El Cuartel de la Risa was a Puerto Rican comedy show broadcast on WSTE. It was one of the most successful comedy shows during its run.

The show revolved around what happened in a generic police station in the fictional town of Trujillo Bajo, Puerto Rico. El Gangster and Rafael José personified two detectives (a la Miami Vice), Carmen Dominicci and Kate Garrity were two female officers, while Pucho Fernández was an old and dumb officer. The Puerto Rican Vedette Lourdes Chacón had a recurring role as the reporter "Clarita" and appeared in several episodes. The show lasted 7 years on the air (3 with the show and five on reruns). This was Supersiete's last original sitcom to air on the channel before being bought to Teleonce. This comedy was created and produced by Vicky Hernandez.
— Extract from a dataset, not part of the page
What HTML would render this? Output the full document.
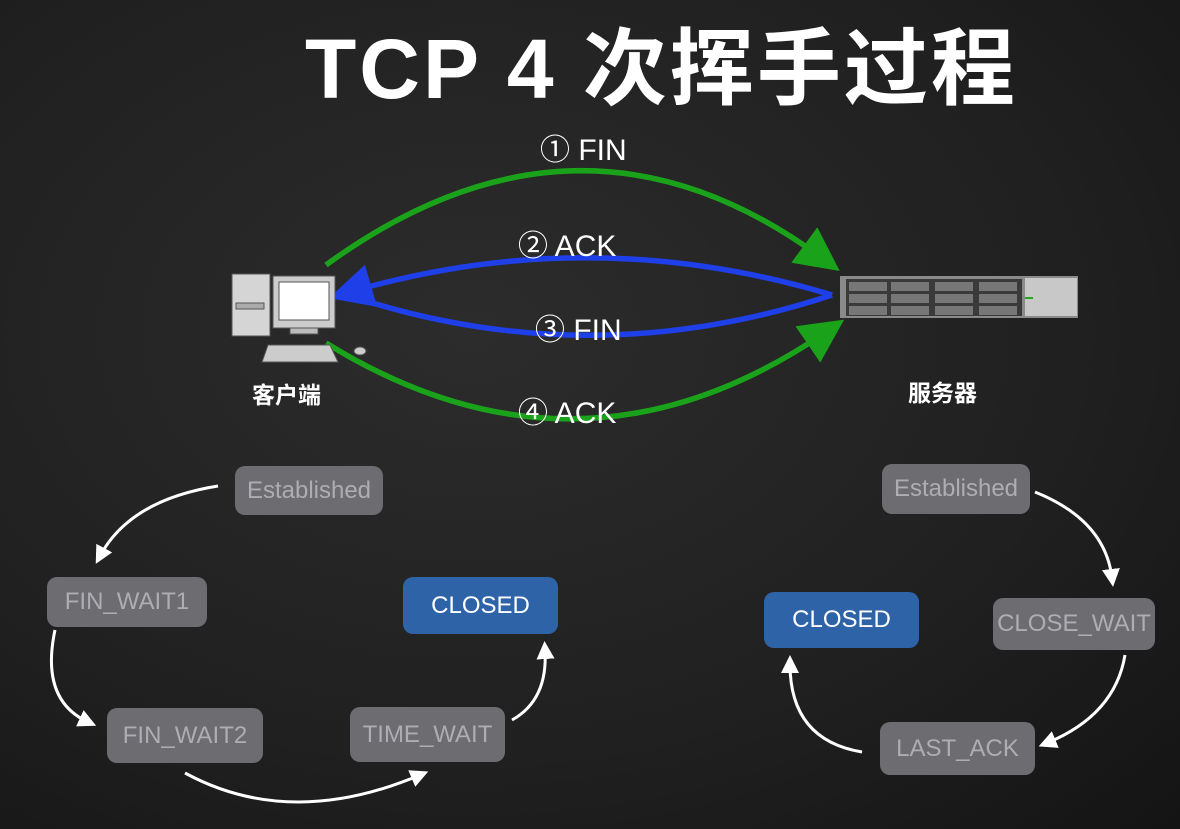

El Cuartel de la Risa was written by Kate Garrity, and at a later date, Pucho Fernandez also contributed. She was part of the directing team which included Walter Rodriguez and Gurin Belgoderes. There were several guest appearances, including Machuchal, Tita Guerrero, Lourdes Chacon, and many others. Two actors played District Attorneys, one being Jaime Ruiz Escobar and acted as love interests for Kate's character. Garrity cast herself as "La Capitana" in charge of the Cuartel which she later noted was a big help given the level of laughter, fun and jokes that were part of taping the program.